I would say my biggest struggle throughout my life has been not feeling like I was good enough. I plugged along anyway and got things done, but I always wondered what it would feel like to accomplish those things without that crippling handicap. There is some part of me that still is not sure if I’m worth the trust I place in myself. I’ve been knocked around a lot and it gets harder to get up each time. I always do, but I never quite heal fully.
There are times when I’ve held on to relationships longer than I should have just because I felt safer having a second person as a back up plan to myself.
I’ve pretended not to feel bad to my “support network” because I learned that I couldn’t count on people to stick around when the going got tough.
I believed that there was something so flawed about me that I couldn’t even correct it. I imagined that others found it so repulsive that eventually, they’d stop liking me (if they ever really did), stop wanting to be around me, and finally leave me.
I realize now that I had learned not to trust myself or others. Instead, I taught myself to be self-sufficient to a fault. I taught myself to rely on no one. To hide myself and quietly toll along.
A part of me hoped I would arrive at some destination where everything would fall into place – I’d be successful and people would really like me, hear me, and stay for a change.

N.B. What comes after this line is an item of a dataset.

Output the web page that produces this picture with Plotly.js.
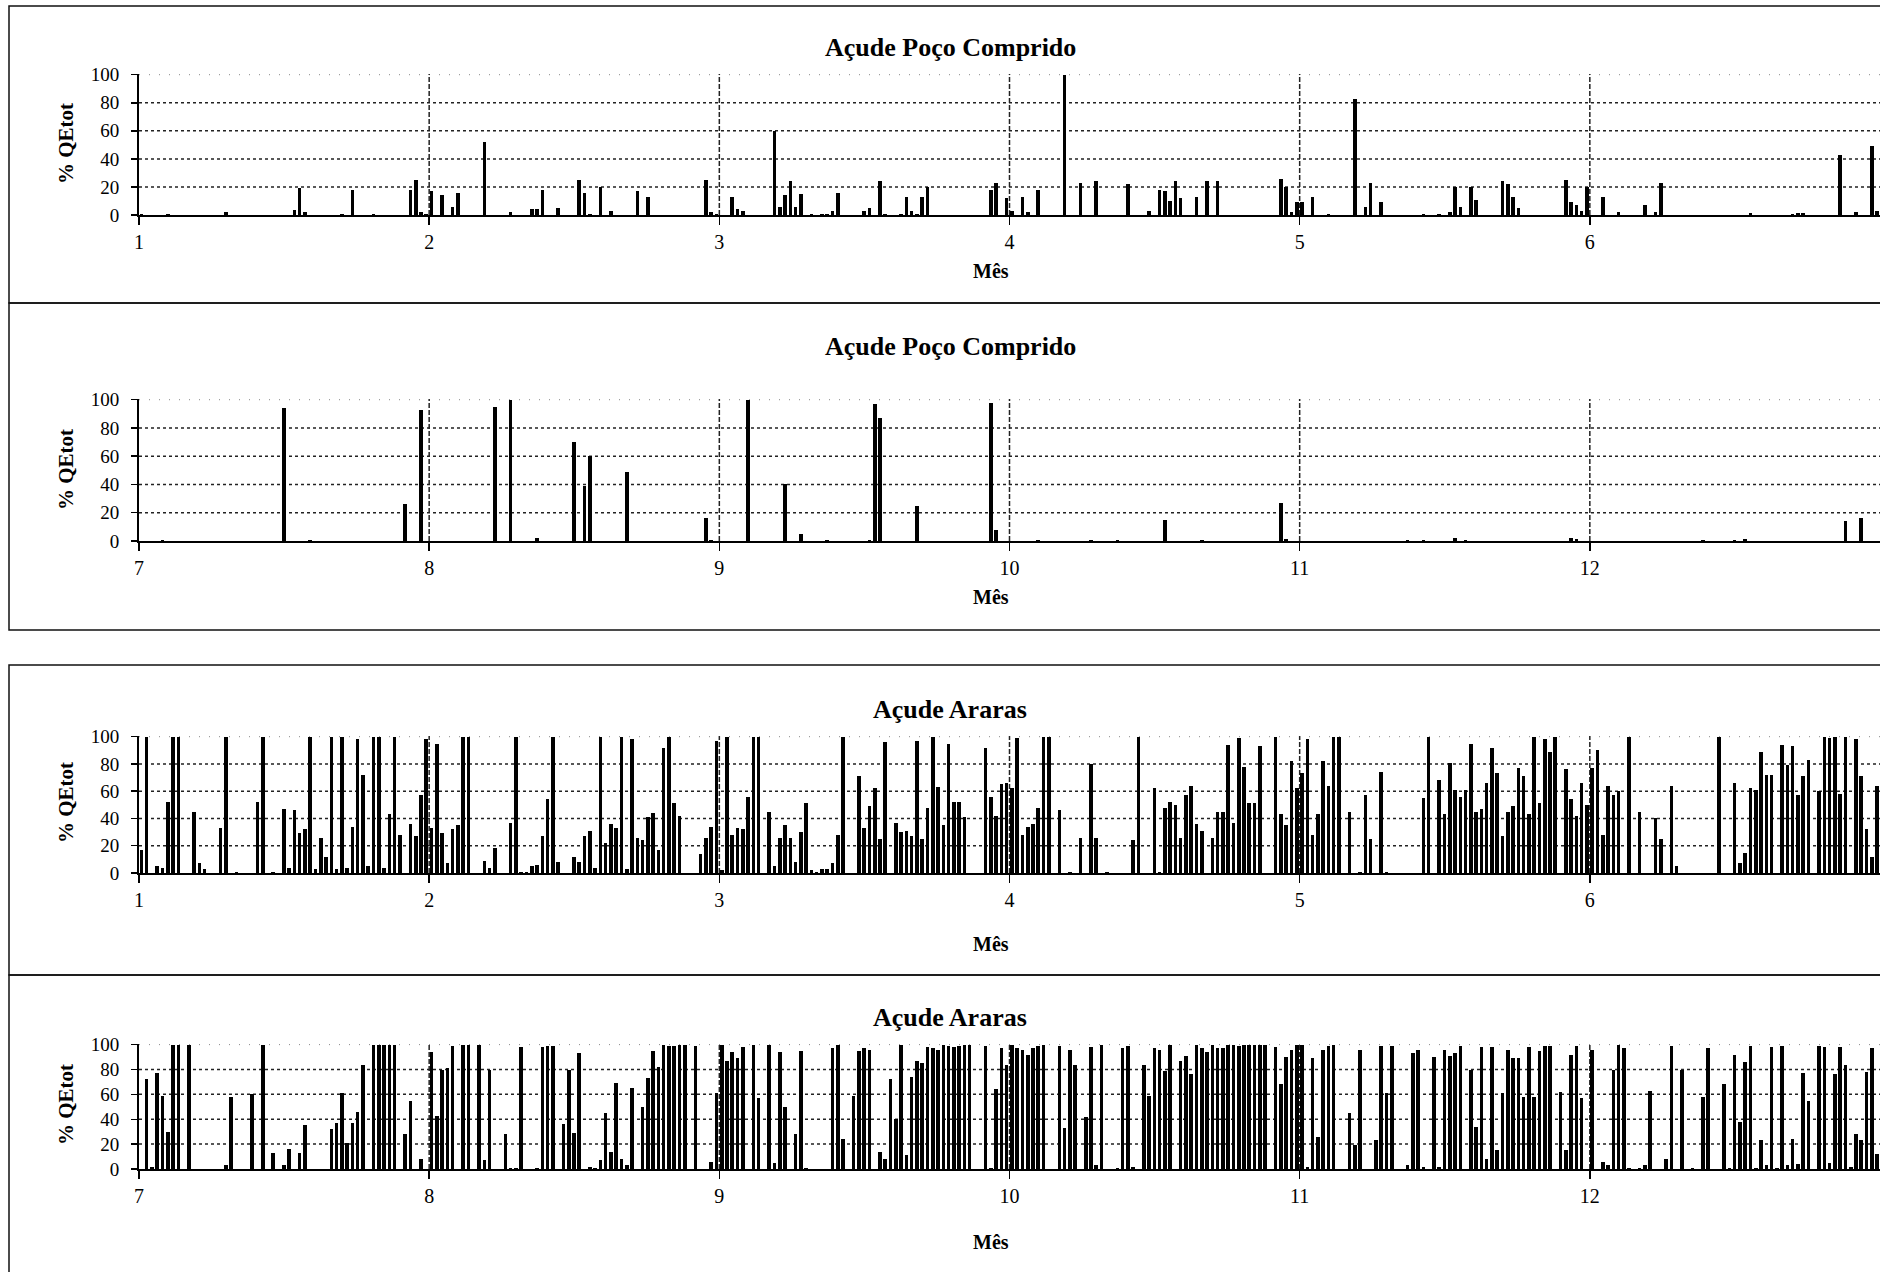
<!DOCTYPE html>
<html><head><meta charset="utf-8">
<script src="https://cdn.plot.ly/plotly-3.0.1.min.js"></script>
<style>html,body{margin:0;padding:0;background:#fff;}#chart{width:1880px;height:1272px;}</style>
</head><body><div id="chart"></div>
<script>
// ---------------- DATA ----------------
const titlePoco = "Açude Poço Comprido";
const titleAraras = "Açude Araras";
const yTitle = "% QEtot";
const xTitle = "Mês";
const monthTicksA = [1, 2, 3, 4, 5, 6];
const monthTicksB = [7, 8, 9, 10, 11, 12];
const yTicks = [0, 20, 40, 60, 80, 100];
const slotsPerMonth = 55;   // values per month on the time axis

// Açude Poço Comprido, months 1-7 (55 values per month)
const pocoA = [
  1,0,0,0,0,0.5,0,0,0,0,0, 0,0,0,0,0,2,0,0,0,0,0, 0,0,0,0,0,0,0,3.5,19,2,0, 0,0,0,0,0,1,0,18,0,0,0, 0.5,0,0,0,0,0,0,18,25,2,1,
  17,0,14,0,6,16,0,0,0,0,52, 0,0,0,0,2,0,0,0,4,4,18, 0,0,5,0,0,0,25,16,1,0,20, 0,3,0,0,0,0,17,0,13,0,0, 0,0,0,0,0,0,0,0,25,2,1,
  0,0,13,4,3,0,0,0,0,0,60, 6,14,24,6,15,0,1,0,1,1,3, 16,0,0,0,0,3,5,0,24,1,0, 0,1,13,3,1,13,20,0,0,0,0, 0,0,0,0,0,0,0,18,23,0,12,
  3,0,13,2,0,18,0,0,0,0,100, 0,0,23,0,0,24,0,0,0,0,0, 22,0,0,0,3,0,18,17,10,24,12, 0,0,13,0,24,0,24,0,0,0,0, 0,0,0,0,0,0,0,26,20,2,9,
  9,0,13,0,0,1,0,0,0,0,83, 0,6,23,0,9,0,0,0,0,0,0, 0,1,0,0,1,0,2,20,6,0,20, 11,0,0,0,0,24,22,13,5,0,0, 0,0,0,0,0,0,25,9,7,3,20,
  0,0,13,0,0,2,0,0,0,0,7, 0,2,23,0,0,0,0,0,0,0,0, 0,0,0,0,0,0,0,0,1.5,0,0, 0,0,0,0,0,1,1.5,1.5,0,0,0, 0,0,0,43,0,0,2,0,0,49,3
];
// Açude Poço Comprido, months 7-13
const pocoB = [
  0,0,0,0,0.5,0,0,0,0,0,0, 0,0,0,0,0,0,0,0,0,0,0, 0,0,0,0,0,94,0,0,0,0,0.5, 0,0,0,0,0,0,0,0,0,0,0, 0,0,0,0,0,0,26,0,0,93,0,
  0,0,0,0,0,0,0,0,0,0,0, 0,95,0,0,100,0,0,0,0,2,0, 0,0,0,0,0,70,0,39,60,0,0, 0,0,0,0,49,0,0,0,0,0,0, 0,0,0,0,0,0,0,0,16,1,0,
  0,0,0,0,0,100,0,0,0,0,0, 0,40,0,0,5,0,0,0,0,1,0, 0,0,0,0,0,0,1,97,87,0,0, 0,0,0,0,25,0,0,0,0,0,0, 0,0,0,0,0,0,0,98,8,0,0,
  0,0,0,0,0,1,0,0,0,0,0, 0,0,0,0,0.5,0,0,0,0,0.5,0, 0,0,0,0,0,0,0,15,0,0,0, 0,0,0,1,0,0,0,0,0,0,0, 0,0,0,0,0,0,0,27,1.5,0,0,
  0,0,0,0,0,0,0,0,0,0,0, 0,0,0,0,0,0,0,0,0,0.5,0, 0,0.5,0,0,0,0,0,2,0,1,0, 0,0,0,0,0,0,0,0,0,0,0, 0,0,0,0,0,0,0,2,1.5,0,0,
  0,0,0,0,0,0,0,0,0,0,0, 0,0,0,0,0,0,0,0,0,0,0.5, 0,0,0,0,0,1,0,1.5,0,0,0, 0,0,0,0,0,0,0,0,0,0,0, 0,0,0,0,14,0,0,16,0,0,0
];
// Açude Araras, months 1-7
const ararasA = [
  17,100,0,5,4,52,100,100,0,0,45, 7,3,0,0,33,100,0,1,0,0,0, 52,100,0,1,0,47,4,46,29,32,100, 3,26,12,100,3,100,4,34,98,72,5, 100,100,4,43,100,28,0,36,27,57,98,
  33,95,29,7,32,35,100,100,0,0,9, 4,18,0,0,37,100,1,1,5,6,27, 54,100,8,0,0,12,8,27,31,4,100, 22,36,33,100,3,98,26,24,41,44,17, 92,100,51,42,0,0,0,14,26,34,97,
  2,100,28,33,32,56,100,100,0,45,5, 26,35,26,8,30,51,2,1,3,3,7, 28,100,0,0,71,33,49,62,25,96,0, 37,30,31,27,97,25,48,100,63,35,95, 52,52,41,0,0,0,92,56,42,65,66,
  62,99,28,34,36,48,100,100,0,46,0, 1,0,26,0,80,26,0,1,0,0,0, 0,24,100,0,0,62,1,48,52,50,26, 57,64,36,31,0,26,45,45,94,37,99, 78,51,51,93,0,0,100,43,35,82,62,
  73,98,28,43,82,64,100,100,0,45,0, 1,57,25,0,74,1,0,0,0,0,0, 0,55,100,0,68,43,81,61,56,61,95, 45,47,66,92,73,27,45,49,77,71,43, 100,51,98,89,100,0,76,54,42,66,50,
  77,90,28,64,57,60,0,100,0,45,0, 0,40,25,0,64,5,0,0,0,0,0, 0,0,100,0,0,66,7,15,62,61,89, 72,72,0,94,79,93,57,71,83,0,60, 100,99,100,58,100,0,98,71,32,12,64
];
// Açude Araras, months 7-13
const ararasB = [
  0,72,2,77,59,30,100,100,0,100,0, 0,0,0,0,0,3,58,0,0,0,60, 0,100,0,13,0,3,16,0,13,35,0, 0,0,0,32,37,61,21,37,46,84,0, 100,100,100,100,100,0,28,55,0,8,0,
  94,43,80,81,99,0,100,100,0,100,7, 80,0,0,28,1,1,98,0,0,1,98, 99,99,0,36,80,29,93,0,2,1,7, 45,14,69,8,3,65,0,50,73,95,82, 100,99,99,100,100,0,99,0,0,6,61,
  100,87,94,89,98,0,100,57,0,100,5, 94,50,0,28,95,1,0,0,0,0,97, 100,24,0,59,95,97,96,0,14,8,72, 40,100,11,74,87,85,98,97,96,100,99, 98,99,100,100,0,0,99,1,64,97,84,
  100,97,96,92,97,99,100,0,0,99,33, 96,84,0,42,98,3,100,0,0,1,97, 99,2,0,84,59,97,96,79,100,0,87, 91,76,100,97,94,100,97,97,100,100,99, 100,100,100,100,100,0,98,68,90,96,100,
  100,2,89,26,96,99,100,0,0,45,19, 96,0,0,23,99,61,99,0,0,3,93, 96,2,0,90,2,96,91,93,99,0,80, 34,98,8,98,15,61,96,89,89,58,98, 58,95,99,99,0,62,15,92,99,57,0,
  96,0,6,3,80,100,97,1,0,1,3, 63,0,0,8,99,0,80,0,1,0,58, 97,0,0,68,1,92,38,86,99,1,23, 3,98,1,99,3,24,4,77,55,0,99, 98,5,76,98,84,2,28,23,78,97,12
];

// ---------------- LAYOUT ----------------
const W = 1880, H = 1272;
const FONT = "Liberation Serif, Times New Roman, serif";
const px = v => v / W;
const py = v => 1 - v / H;

const panels = [
  {title: titlePoco,   values: pocoA,   start: 1, ticks: monthTicksA, top: 74,   bottom: 215,  titleY: 48,   xtY: 271,  ytY: 144},
  {title: titlePoco,   values: pocoB,   start: 7, ticks: monthTicksB, top: 399,  bottom: 541,  titleY: 346,  xtY: 597,  ytY: 470},
  {title: titleAraras, values: ararasA, start: 1, ticks: monthTicksA, top: 736,  bottom: 873,  titleY: 709,  xtY: 944,  ytY: 803},
  {title: titleAraras, values: ararasB, start: 7, ticks: monthTicksB, top: 1044, bottom: 1169, titleY: 1017, xtY: 1242, ytY: 1105}
];

const traces = [], shapes = [], annotations = [];
const layout = {
  width: W, height: H, margin: {l: 0, r: 0, t: 0, b: 0},
  paper_bgcolor: '#fff', plot_bgcolor: 'rgba(0,0,0,0)',
  showlegend: false, bargap: 0,
  font: {family: FONT, color: '#000'}
};

panels.forEach((p, k) => {
  const n = k + 1;
  const xa = 'x' + (n === 1 ? '' : n), ya = 'y' + (n === 1 ? '' : n);
  const xs = p.values.map((v, i) => p.start + (i + 0.45) / slotsPerMonth);
  traces.push({type: 'bar', x: xs, y: p.values, xaxis: xa, yaxis: ya,
    width: 0.68 / slotsPerMonth, marker: {color: '#000', line: {width: 0}}, hoverinfo: 'x+y'});

  layout['xaxis' + (n === 1 ? '' : n)] = {
    domain: [px(139), 1], range: [p.start, p.start + 6], anchor: ya,
    tickmode: 'array', tickvals: p.ticks, ticktext: p.ticks.map(String),
    ticks: 'outside', ticklen: 8, tickwidth: 1.5, tickcolor: '#000',
    showline: true, linecolor: '#000', linewidth: 2, showgrid: false, zeroline: false,
    tickfont: {family: FONT, size: 20, color: '#000'}, ticklabelstandoff: 0
  };
  layout['yaxis' + (n === 1 ? '' : n)] = {
    domain: [py(p.bottom), py(p.top)], range: [0, 100.5], anchor: xa,
    tickmode: 'array', tickvals: yTicks, ticktext: yTicks.map(String),
    ticks: 'outside', ticklen: 6, tickwidth: 1.5, tickcolor: '#000',
    showline: true, linecolor: '#000', linewidth: 2, showgrid: false, zeroline: false,
    tickfont: {family: FONT, size: 19, color: '#000'}, ticklabelstandoff: 8
  };

  // horizontal gridlines
  yTicks.slice(1).forEach(v => {
    shapes.push({type: 'line', xref: xa + ' domain', yref: ya, x0: 0, x1: 1, y0: v, y1: v,
      line: {color: v === 100 ? '#888' : '#222', width: v === 100 ? 1 : 1.5, dash: v === 100 ? '1px,9px' : 'dot'}, layer: 'below'});
  });
  // vertical month gridlines
  p.ticks.slice(1).forEach(m => {
    shapes.push({type: 'line', xref: xa, yref: ya + ' domain', x0: m, x1: m, y0: 0, y1: 1,
      line: {color: '#222', width: 1.5, dash: '5px,2px'}, layer: 'below'});
  });

  annotations.push({text: '<b>' + p.title + '</b>', xref: 'paper', yref: 'paper', x: px(950), y: py(p.titleY),
    xanchor: 'center', yanchor: 'middle', showarrow: false, font: {family: FONT, size: 26, color: '#000'}});
  annotations.push({text: '<b>' + xTitle + '</b>', xref: 'paper', yref: 'paper', x: px(991), y: py(p.xtY),
    xanchor: 'center', yanchor: 'middle', showarrow: false, font: {family: FONT, size: 20, color: '#000'}});
  annotations.push({text: '<b>' + yTitle + '</b>', xref: 'paper', yref: 'paper', x: px(66), y: py(p.ytY),
    xanchor: 'center', yanchor: 'middle', textangle: -90, showarrow: false, font: {family: FONT, size: 21, color: '#000'}});
});

// panel frames
[[6, 303], [303, 630], [665, 975], [975, 1280]].forEach(([t, b]) => {
  shapes.push({type: 'rect', xref: 'paper', yref: 'paper', x0: px(9), x1: 1.02, y0: py(b), y1: py(t),
    line: {color: '#111', width: 1.5}, fillcolor: 'rgba(0,0,0,0)', layer: 'below'});
});

layout.shapes = shapes;
layout.annotations = annotations;
Plotly.newPlot('chart', traces, layout, {displayModeBar: false, staticPlot: true});
</script>
</body></html>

I realize now that I had taught myself to believe that no matter what I accomplished in life, it was because of a force outside of myself and it had nothing to do with me. Yet I was always responsible for the failures. Interesting how that works!
When you don’t know how it works, it all seems like magic!
You hope that success in one area equals success in all areas by proxy. Sort of like believing that if you get that promotion you’ve been working for, you’ll also magically lose weight, get in shape, get great friends, and find the someone of your dreams. When only one of those things happen because it was the only one you were putting effort into, it can feel disappointing if you believe that mainly outside forces control the outcomes in your life. It can seem like with all the good energy being put into the universe, all your wishes should come true even if you didn’t do anything more than wish.
I think one of the hardest things to give up is a fear of your own success.
Yes! You heard me right. Fear of Success. We can actually become comfortable with our lives and our ingrained thought processes even when they do us no good. If you’re afraid of succeeding you can often sabotage your efforts to keep yourself stuck in place. It’s a bit like an addiction. You do it compulsively even though you know better. Giving it up is a major stressor. It forces you to rethink everything in your life.
That’s just hard because the brain likes predictable things to work with. It likes to think as little as possible. So, you’re literally messing with your own head when you force it to change the message based on how you look at your accomplishments.
You can’t keep reasonably telling yourself you’re a worthless, no good, failure when you keep succeeding. And especially because despite that awful voice in your head, you’ve succeeded! That’s really a feat to be proud of!
Letting yourself be proud means letting go of the tapes in your head that trained you to believe otherwise about yourself.
When it all boils down it sometimes helps me to remember that failure is guaranteed. Success is optional.
I’ll write more in future blogs about the fear of failure vs. the fear of success so it can be a more expanded discussion. I just wanted to get this out.